POSTINGS
Joe Rooney

Berkshire Hathaway AGM 2014

Every May, a group from Burgundy heads down to Omaha, Nebraska for Berkshire Hathaway’s Annual General Meeting (AGM). This AGM is like no other! The venue is the CenturyLink Center – picture Toronto’s Air Canada Centre with a convention centre attached. The only way I know to describe the AGM is a cross between a rock concert and flea market. The rock stars are none other than Warren and Charlie (first names only, in keeping with the rock-star mentality). The flea market comprises of every Berkshire-related company peddling their wares; while saving money on car insurance, you can buy cowboy boots, eat a dilly bar and wash it down with a can of Coke. And that is just a start!

The crowd is equally eclectic. From famous money managers to families with multiple generations in tow, everyone is there to catch a glimpse of the stars! The atmosphere is electric as most people in attendance feel they owe at least a piece of what they have today to Warren and Charlie.
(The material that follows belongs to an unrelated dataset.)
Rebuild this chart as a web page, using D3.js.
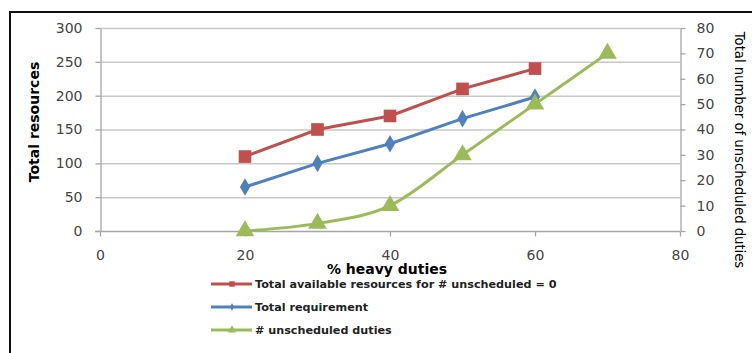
<!DOCTYPE html>
<html>
<head>
<meta charset="utf-8">
<script src="https://cdn.jsdelivr.net/npm/d3@7"></script>
<style>
  html, body { margin: 0; padding: 0; background: #fff; }
  svg { display: block; }
  text { font-family: "DejaVu Sans", sans-serif; }
</style>
</head>
<body>
<svg id="chart" width="752" height="353"></svg>
<script>
// Heavy-duty share (%) on the x axis
const heavyPct = [20, 30, 40, 50, 60];
const heavyPctGreen = [20, 30, 40, 50, 60, 70];

// Left axis series (total resources)
const availableResources = [110, 150, 170, 210, 240];
const totalRequirement = [65, 100, 129, 166, 198];

// Right axis series (number of unscheduled duties)
const unscheduledDuties = [0, 3, 10, 30, 50, 70];

const xTicks = [0, 20, 40, 60, 80];
const leftTicks = [0, 50, 100, 150, 200, 250, 300];
const rightTicks = [0, 10, 20, 30, 40, 50, 60, 70, 80];

const legendLabels = [
  "Total available resources for # unscheduled = 0",
  "Total requirement",
  "# unscheduled duties"
];

const colors = { red: "#C0504D", blue: "#4F81BD", green: "#9BBB59" };

const svg = d3.select("#chart");

// Outer frame (top and left edges visible)
svg.append("path")
  .attr("d", "M10,353 L10,12 L752,12")
  .attr("fill", "none").attr("stroke", "#111").attr("stroke-width", 2);

const plot = { left: 100, right: 680, top: 28, bottom: 231 };

const x = d3.scaleLinear().domain([0, 80]).range([plot.left, plot.right]);
const yL = d3.scaleLinear().domain([0, 300]).range([plot.bottom, plot.top]);
const yR = d3.scaleLinear().domain([0, 80]).range([plot.bottom, plot.top]);

// Horizontal gridlines
svg.append("g")
  .selectAll("line").data(leftTicks.filter(d => d > 0)).join("line")
  .attr("x1", plot.left).attr("x2", plot.right)
  .attr("y1", d => yL(d) + 0.5).attr("y2", d => yL(d) + 0.5)
  .attr("stroke", "#c8c8c8").attr("stroke-width", 1.5);

const tickColor = "#444";
const axisStroke = "#a6a6a6";

function styleAxis(g) {
  g.select(".domain").attr("stroke", axisStroke).attr("stroke-width", 1.3);
  g.selectAll(".tick line").attr("stroke", axisStroke).attr("stroke-width", 1.3);
  g.selectAll(".tick text").attr("fill", tickColor)
    .style("font-family", "DejaVu Sans, sans-serif").style("font-size", "14px");
}

// Left axis
svg.append("g").attr("transform", `translate(${plot.left + 0.5},0)`)
  .call(d3.axisLeft(yL).tickValues(leftTicks).tickSizeInner(5).tickSizeOuter(0).tickPadding(13))
  .call(styleAxis);

// Right axis
svg.append("g").attr("transform", `translate(${plot.right + 0.5},0)`)
  .call(d3.axisRight(yR).tickValues(rightTicks).tickSizeInner(5).tickSizeOuter(0).tickPadding(11))
  .call(styleAxis);

// Bottom axis
svg.append("g").attr("transform", `translate(0,${plot.bottom + 0.5})`)
  .call(d3.axisBottom(x).tickValues(xTicks).tickSizeInner(5).tickSizeOuter(0).tickPadding(14))
  .call(styleAxis)
  .call(g => g.select(".domain").attr("d", `M${plot.left - 5},0H${plot.right}`));

// Axis titles
svg.append("text")
  .attr("transform", `translate(39,122) rotate(-90)`)
  .attr("text-anchor", "middle")
  .style("font-size", "14px").style("font-weight", "bold")
  .text("Total resources");

svg.append("text")
  .attr("x", 387).attr("y", 274)
  .attr("text-anchor", "middle")
  .style("font-size", "14px").style("font-weight", "bold")
  .text("% heavy duties");

svg.append("text")
  .attr("transform", `translate(735,150) rotate(90)`)
  .attr("text-anchor", "middle")
  .style("font-size", "13.2px")
  .text("Total number of unscheduled duties");

// Series
const lineStraight = (xs, ys, yScale) => d3.line()
  .x((d, i) => x(xs[i])).y(d => yScale(d))(ys);

svg.append("path")
  .attr("d", lineStraight(heavyPct, availableResources, yL))
  .attr("fill", "none").attr("stroke", colors.red).attr("stroke-width", 3);

svg.append("path")
  .attr("d", lineStraight(heavyPct, totalRequirement, yL))
  .attr("fill", "none").attr("stroke", colors.blue).attr("stroke-width", 3);

svg.append("path")
  .attr("d", d3.line().curve(d3.curveCatmullRom.alpha(0))
    .x((d, i) => x(heavyPctGreen[i])).y(d => yR(d))(unscheduledDuties))
  .attr("fill", "none").attr("stroke", colors.green).attr("stroke-width", 3);

// Markers
const sq = d3.symbol().type(d3.symbolSquare).size(160);
const dia = d3.symbol().type(d3.symbolDiamond).size(90);
const tri = d3.symbol().type(d3.symbolTriangle).size(150);

svg.append("g").selectAll("path").data(availableResources).join("path")
  .attr("d", sq)
  .attr("transform", (d, i) => `translate(${x(heavyPct[i])},${yL(d)})`)
  .attr("fill", colors.red);

svg.append("g").selectAll("path").data(totalRequirement).join("path")
  .attr("d", dia)
  .attr("transform", (d, i) => `translate(${x(heavyPct[i])},${yL(d)})`)
  .attr("fill", colors.blue);

svg.append("g").selectAll("path").data(unscheduledDuties).join("path")
  .attr("d", tri)
  .attr("transform", (d, i) => `translate(${x(heavyPctGreen[i])},${yR(d)})`)
  .attr("fill", colors.green);

// Legend
const legendItems = [
  { label: legendLabels[0], color: colors.red, sym: d3.symbol().type(d3.symbolSquare).size(30) },
  { label: legendLabels[1], color: colors.blue, sym: d3.symbol().type(d3.symbolDiamond).size(16) },
  { label: legendLabels[2], color: colors.green, sym: d3.symbol().type(d3.symbolTriangle).size(30) }
];

const legend = svg.append("g").attr("transform", "translate(211,284)");
const rows = legend.selectAll("g").data(legendItems).join("g")
  .attr("transform", (d, i) => `translate(0,${i * 23})`);
rows.append("line")
  .attr("x1", 0).attr("x2", 41).attr("y1", 0).attr("y2", 0)
  .attr("stroke", d => d.color).attr("stroke-width", 3);
rows.append("path")
  .attr("d", d => d.sym())
  .attr("transform", "translate(21,0)")
  .attr("fill", d => d.color);
rows.append("text")
  .attr("x", 44).attr("y", 4)
  .style("font-size", "11.2px").style("font-weight", "bold").attr("fill", "#222")
  .text(d => d.label);
</script>
</body>
</html>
The brilliance of this dynamic duo is not limited to their obvious investment genius; they have an innate ability to teach their disciples about value investing as a craft, as well as to provide their rich historical context and worldly views. In a remarkable feat of endurance, Warren (84) and Charlie (90) field questions practically all day – minus the hour-long lunch break during which the attendees are encouraged to spend freely on those peddled wares! Each year, the event provides a forum for Warren and Charlie to reinforce their core investing principles, the cornerstone of their remarkable long-term success.

Here are some high-level principles that stood out to me as good reminders:

  • Investing is an art as much as a science. It’s better to be approximately right than precisely wrong. Even Warren and Charlie can only agree to within 5% concerning Berkshire’s intrinsic value. More important than intrinsic value precision is maintaining a degree of conservatism during its calculation and demanding a margin of safety at purchase. That is how you define value.
  • A company’s earnings power per share drives its intrinsic value.
  • Good business managers constantly examine what emerging trend might disrupt their business model. They must remain nimble, adaptive and open to change.
  • Unless you can handicap the winners, there is no sense investing in an industry. It may be easy to predict the general success of the industry, but this does not equate to an ability to pick out the individual investments within that will win big.
  • Partner with people who are better than you. While this may be impossible for Warren, he certainly found an equal in Charlie.
  • To build wealth in business or investing, patience is required. The main reason people have not duplicated Warren and Charlie’s success is because, “The slowness deters people more than anything else.”

While there are many more lessons from the AGM, one stands above the rest: there is always more to learn. These two rock-star-billionaire intellectuals – with a combined age of 174 years and millions of followers – manage to stay humble in the face of what remains to be learned. Even as we make mistakes, we can learn from them – and from the mistakes and success of others. As Charlie put it in his classic way, Berkshire’s success can be largely attributed to their tireless and endless pursuit of “ignorance removal” over many years.

If you would like to learn more, I suggest reading Berkshire’s most recent letter to shareholders. And better yet, pair it with The Essays of Warren Buffett: Lessons for Corporate America, a compilation of Warren’s annual shareholder letters, sorted by topic.